§ **INPUT**
— Begin —

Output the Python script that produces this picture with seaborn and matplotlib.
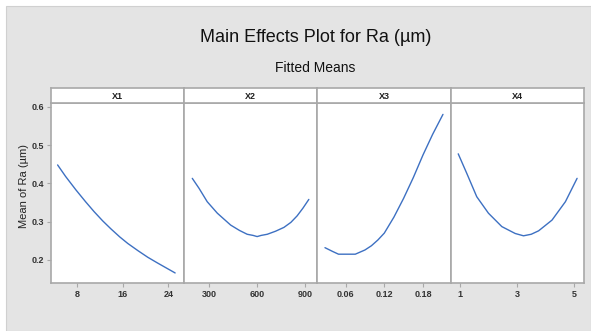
import matplotlib
matplotlib.use("Agg")
import matplotlib.pyplot as plt
import seaborn as sns
import pandas as pd
from matplotlib.patches import Rectangle

# ---- data ----
factors = ["X1", "X2", "X3", "X4"]
x1_levels = [4.6, 6, 7.8, 9.5, 11.0, 12.5, 13.95, 15.5, 16.9, 18.7, 20.4, 22, 23.3, 25.2]
x1_means = [0.448, 0.418, 0.383, 0.352, 0.326, 0.302, 0.281, 0.260, 0.243, 0.224, 0.207, 0.193, 0.182, 0.166]
x2_levels = [196, 238, 289, 352, 435, 490, 538, 575, 600, 625, 663, 715, 767, 810, 849, 885, 922]
x2_means = [0.413, 0.387, 0.352, 0.322, 0.291, 0.277, 0.267, 0.264, 0.261, 0.264, 0.267, 0.275, 0.285, 0.298, 0.315, 0.335, 0.358]
x3_levels = [0.028, 0.04, 0.049, 0.062, 0.075, 0.09, 0.10, 0.11, 0.12, 0.135, 0.15, 0.165, 0.18, 0.195, 0.211]
x3_means = [0.232, 0.222, 0.215, 0.215, 0.215, 0.226, 0.237, 0.252, 0.270, 0.312, 0.361, 0.415, 0.474, 0.528, 0.580]
x4_levels = [0.94, 1.24, 1.59, 2.0, 2.47, 2.94, 3.23, 3.5, 3.76, 4.23, 4.70, 5.11]
x4_means = [0.477, 0.426, 0.365, 0.322, 0.287, 0.269, 0.263, 0.267, 0.276, 0.304, 0.352, 0.413]
x_ticks = [[8, 16, 24], [300, 600, 900], [0.06, 0.12, 0.18], [1, 3, 5]]
x_ticklabels = [["8", "16", "24"], ["300", "600", "900"], ["0.06", "0.12", "0.18"], ["1", "3", "5"]]
y_ticks = [0.2, 0.3, 0.4, 0.5, 0.6]
title = "Main Effects Plot for Ra (µm)"
subtitle = "Fitted Means"
ylabel = "Mean of Ra (µm)"

levels = [x1_levels, x2_levels, x3_levels, x4_levels]
means = [x1_means, x2_means, x3_means, x4_means]
df = pd.concat([pd.DataFrame({"factor": f, "level": l, "mean": m})
                for f, l, m in zip(factors, levels, means)], ignore_index=True)

# ---- style ----
sns.set_theme(style="white")
plt.rcParams["font.family"] = ["Liberation Sans", "DejaVu Sans"]
fam = ["Liberation Sans", "DejaVu Sans"]

W, H = 591, 331
fig = plt.figure(figsize=(W / 100, H / 100), dpi=100)
fig.patch.set_facecolor("white")
fig.add_artist(Rectangle((6 / W, 0), 1 - 6 / W, 1 - 6 / H, transform=fig.transFigure,
                         facecolor="#e4e4e4", edgecolor="#d0d0d0", lw=0.8, zorder=0))

xlims = [(3.39, 26.77), (145, 976), (0.0164, 0.2233), (0.683, 5.363)]
left_px, right_px = 50.7, 584.3
top_px, hdr_px, bot_px = 88.3, 103.0, 283.3
pw = (right_px - left_px) / 4
frame_col = "#a8a8a8"
line_col = "#3d70c2"

for i, f in enumerate(factors):
    x0 = (left_px + i * pw) / W
    ax = fig.add_axes([x0, 1 - bot_px / H, pw / W, (bot_px - hdr_px) / H])
    hx = fig.add_axes([x0, 1 - hdr_px / H, pw / W, (hdr_px - top_px) / H])
    sub = df[df["factor"] == f]
    sns.lineplot(data=sub, x="level", y="mean", ax=ax, color=line_col, lw=1.0)
    ax.set_facecolor("white")
    ax.set_xlim(*xlims[i])
    ax.set_ylim(0.139, 0.6097)
    ax.set_xticks(x_ticks[i])
    ax.set_xticklabels(x_ticklabels[i], family=fam, fontsize=6.5,
                       fontweight="bold", color="#333333")
    ax.set_xlabel("")
    ax.set_ylabel("")
    ax.tick_params(axis="x", direction="out", length=3, width=0.8, color=frame_col, pad=2,
                   bottom=True)
    if i == 0:
        ax.set_yticks(y_ticks)
        ax.set_yticklabels([f"{v:.1f}" for v in y_ticks], family=fam, fontsize=6.5,
                           fontweight="bold", color="#333333")
        ax.tick_params(axis="y", direction="out", length=3, width=0.8, color=frame_col,
                       pad=2, left=True)
    else:
        ax.set_yticks([])
    for s in ax.spines.values():
        s.set_color(frame_col)
        s.set_linewidth(1.2)
    hx.set_facecolor("white")
    hx.set_xticks([])
    hx.set_yticks([])
    for s in hx.spines.values():
        s.set_color(frame_col)
        s.set_linewidth(1.2)
    hx.text(0.5, 0.45, f, ha="center", va="center", fontsize=6.5, family=fam,
            fontweight="bold", color="#222222", transform=hx.transAxes)

cx = (left_px + right_px) / 2 / W
fig.text(cx - 2 / W, 1 - 38 / H, title, ha="center", va="center", fontsize=13,
         family=fam, color="#111111")
fig.text(cx - 2 / W, 1 - 68 / H, subtitle, ha="center", va="center", fontsize=10,
         family=fam, color="#111111")
fig.text(24 / W, 1 - 186 / H, ylabel, ha="center", va="center", rotation=90,
         fontsize=8, family=fam, color="#222222")

fig.savefig("out.png", dpi=100)
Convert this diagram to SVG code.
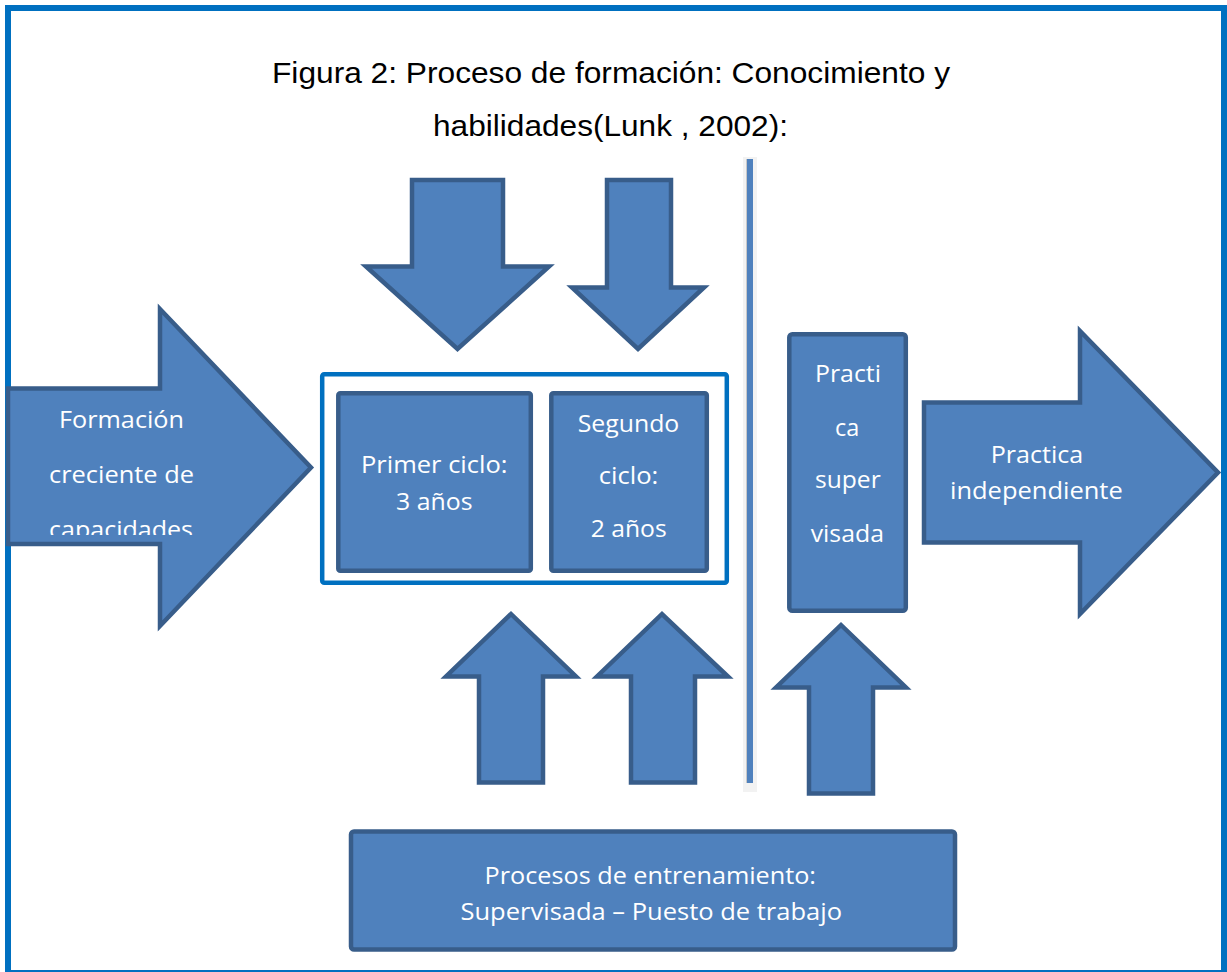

— End —

§ **TASK TO COMPLETE**
Reproduce each entry precisely. Leave the pictures out.

§ **RESPONSE FOR THIS EXERCISE**
Output the Python script that produces this picture with seaborn and matplotlib.
import matplotlib
matplotlib.use("Agg")
import matplotlib.pyplot as plt
import seaborn as sns
import pandas as pd
from matplotlib.patches import Rectangle

# ---- data ----
factors = ["X1", "X2", "X3", "X4"]
x1_levels = [4.6, 6, 7.8, 9.5, 11.0, 12.5, 13.95, 15.5, 16.9, 18.7, 20.4, 22, 23.3, 25.2]
x1_means = [0.448, 0.418, 0.383, 0.352, 0.326, 0.302, 0.281, 0.260, 0.243, 0.224, 0.207, 0.193, 0.182, 0.166]
x2_levels = [196, 238, 289, 352, 435, 490, 538, 575, 600, 625, 663, 715, 767, 810, 849, 885, 922]
x2_means = [0.413, 0.387, 0.352, 0.322, 0.291, 0.277, 0.267, 0.264, 0.261, 0.264, 0.267, 0.275, 0.285, 0.298, 0.315, 0.335, 0.358]
x3_levels = [0.028, 0.04, 0.049, 0.062, 0.075, 0.09, 0.10, 0.11, 0.12, 0.135, 0.15, 0.165, 0.18, 0.195, 0.211]
x3_means = [0.232, 0.222, 0.215, 0.215, 0.215, 0.226, 0.237, 0.252, 0.270, 0.312, 0.361, 0.415, 0.474, 0.528, 0.580]
x4_levels = [0.94, 1.24, 1.59, 2.0, 2.47, 2.94, 3.23, 3.5, 3.76, 4.23, 4.70, 5.11]
x4_means = [0.477, 0.426, 0.365, 0.322, 0.287, 0.269, 0.263, 0.267, 0.276, 0.304, 0.352, 0.413]
x_ticks = [[8, 16, 24], [300, 600, 900], [0.06, 0.12, 0.18], [1, 3, 5]]
x_ticklabels = [["8", "16", "24"], ["300", "600", "900"], ["0.06", "0.12", "0.18"], ["1", "3", "5"]]
y_ticks = [0.2, 0.3, 0.4, 0.5, 0.6]
title = "Main Effects Plot for Ra (µm)"
subtitle = "Fitted Means"
ylabel = "Mean of Ra (µm)"

levels = [x1_levels, x2_levels, x3_levels, x4_levels]
means = [x1_means, x2_means, x3_means, x4_means]
df = pd.concat([pd.DataFrame({"factor": f, "level": l, "mean": m})
                for f, l, m in zip(factors, levels, means)], ignore_index=True)

# ---- style ----
sns.set_theme(style="white")
plt.rcParams["font.family"] = ["Liberation Sans", "DejaVu Sans"]
fam = ["Liberation Sans", "DejaVu Sans"]

W, H = 591, 331
fig = plt.figure(figsize=(W / 100, H / 100), dpi=100)
fig.patch.set_facecolor("white")
fig.add_artist(Rectangle((6 / W, 0), 1 - 6 / W, 1 - 6 / H, transform=fig.transFigure,
                         facecolor="#e4e4e4", edgecolor="#d0d0d0", lw=0.8, zorder=0))

xlims = [(3.39, 26.77), (145, 976), (0.0164, 0.2233), (0.683, 5.363)]
left_px, right_px = 50.7, 584.3
top_px, hdr_px, bot_px = 88.3, 103.0, 283.3
pw = (right_px - left_px) / 4
frame_col = "#a8a8a8"
line_col = "#3d70c2"

for i, f in enumerate(factors):
    x0 = (left_px + i * pw) / W
    ax = fig.add_axes([x0, 1 - bot_px / H, pw / W, (bot_px - hdr_px) / H])
    hx = fig.add_axes([x0, 1 - hdr_px / H, pw / W, (hdr_px - top_px) / H])
    sub = df[df["factor"] == f]
    sns.lineplot(data=sub, x="level", y="mean", ax=ax, color=line_col, lw=1.0)
    ax.set_facecolor("white")
    ax.set_xlim(*xlims[i])
    ax.set_ylim(0.139, 0.6097)
    ax.set_xticks(x_ticks[i])
    ax.set_xticklabels(x_ticklabels[i], family=fam, fontsize=6.5,
                       fontweight="bold", color="#333333")
    ax.set_xlabel("")
    ax.set_ylabel("")
    ax.tick_params(axis="x", direction="out", length=3, width=0.8, color=frame_col, pad=2,
                   bottom=True)
    if i == 0:
        ax.set_yticks(y_ticks)
        ax.set_yticklabels([f"{v:.1f}" for v in y_ticks], family=fam, fontsize=6.5,
                           fontweight="bold", color="#333333")
        ax.tick_params(axis="y", direction="out", length=3, width=0.8, color=frame_col,
                       pad=2, left=True)
    else:
        ax.set_yticks([])
    for s in ax.spines.values():
        s.set_color(frame_col)
        s.set_linewidth(1.2)
    hx.set_facecolor("white")
    hx.set_xticks([])
    hx.set_yticks([])
    for s in hx.spines.values():
        s.set_color(frame_col)
        s.set_linewidth(1.2)
    hx.text(0.5, 0.45, f, ha="center", va="center", fontsize=6.5, family=fam,
            fontweight="bold", color="#222222", transform=hx.transAxes)

cx = (left_px + right_px) / 2 / W
fig.text(cx - 2 / W, 1 - 38 / H, title, ha="center", va="center", fontsize=13,
         family=fam, color="#111111")
fig.text(cx - 2 / W, 1 - 68 / H, subtitle, ha="center", va="center", fontsize=10,
         family=fam, color="#111111")
fig.text(24 / W, 1 - 186 / H, ylabel, ha="center", va="center", rotation=90,
         fontsize=8, family=fam, color="#222222")

fig.savefig("out.png", dpi=100)
Convert this diagram to SVG code.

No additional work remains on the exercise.